__Given task__: Where a line holds the word "code", copy that line.
Records provided start
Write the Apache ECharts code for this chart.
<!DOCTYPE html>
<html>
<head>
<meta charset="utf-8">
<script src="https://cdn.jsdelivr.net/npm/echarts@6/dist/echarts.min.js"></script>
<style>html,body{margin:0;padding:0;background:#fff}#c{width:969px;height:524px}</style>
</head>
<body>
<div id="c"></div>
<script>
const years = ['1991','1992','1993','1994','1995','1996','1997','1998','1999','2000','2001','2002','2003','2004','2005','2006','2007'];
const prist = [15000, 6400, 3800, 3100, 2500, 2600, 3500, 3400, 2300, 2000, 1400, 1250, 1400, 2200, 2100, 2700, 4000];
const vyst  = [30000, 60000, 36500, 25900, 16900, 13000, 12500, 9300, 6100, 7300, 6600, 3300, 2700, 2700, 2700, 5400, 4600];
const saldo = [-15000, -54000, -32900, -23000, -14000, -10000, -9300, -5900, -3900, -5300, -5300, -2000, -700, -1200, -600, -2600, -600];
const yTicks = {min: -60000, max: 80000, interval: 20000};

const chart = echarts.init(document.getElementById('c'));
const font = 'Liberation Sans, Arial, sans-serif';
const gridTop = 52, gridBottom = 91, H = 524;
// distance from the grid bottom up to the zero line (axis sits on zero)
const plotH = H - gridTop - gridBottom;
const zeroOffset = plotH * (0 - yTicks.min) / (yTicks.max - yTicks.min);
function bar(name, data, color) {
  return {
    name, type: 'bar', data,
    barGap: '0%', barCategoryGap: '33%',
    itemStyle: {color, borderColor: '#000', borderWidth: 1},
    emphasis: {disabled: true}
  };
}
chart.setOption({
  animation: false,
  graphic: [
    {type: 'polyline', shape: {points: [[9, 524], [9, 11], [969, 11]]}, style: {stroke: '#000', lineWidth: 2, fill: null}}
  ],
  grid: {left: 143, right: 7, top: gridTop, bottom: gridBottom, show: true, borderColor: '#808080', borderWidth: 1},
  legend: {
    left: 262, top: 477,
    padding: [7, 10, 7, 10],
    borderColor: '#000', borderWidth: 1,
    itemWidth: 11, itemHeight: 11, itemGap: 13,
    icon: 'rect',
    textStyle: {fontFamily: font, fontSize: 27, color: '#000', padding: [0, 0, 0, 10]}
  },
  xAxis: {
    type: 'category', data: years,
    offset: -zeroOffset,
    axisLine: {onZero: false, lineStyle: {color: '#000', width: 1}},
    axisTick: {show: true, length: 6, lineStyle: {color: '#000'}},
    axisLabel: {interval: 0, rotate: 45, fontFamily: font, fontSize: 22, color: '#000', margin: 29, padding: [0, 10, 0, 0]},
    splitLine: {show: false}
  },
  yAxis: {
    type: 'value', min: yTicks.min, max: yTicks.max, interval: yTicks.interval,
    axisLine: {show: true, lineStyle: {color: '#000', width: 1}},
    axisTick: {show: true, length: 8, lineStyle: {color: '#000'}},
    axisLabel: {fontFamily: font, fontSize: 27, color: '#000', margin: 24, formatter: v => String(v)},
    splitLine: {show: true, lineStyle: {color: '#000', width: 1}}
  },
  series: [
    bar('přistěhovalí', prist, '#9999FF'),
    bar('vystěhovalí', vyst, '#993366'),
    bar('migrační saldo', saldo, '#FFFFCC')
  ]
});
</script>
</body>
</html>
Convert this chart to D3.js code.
Records provided end
__In response__:
Write the Apache ECharts code for this chart.
Convert this chart to D3.js code.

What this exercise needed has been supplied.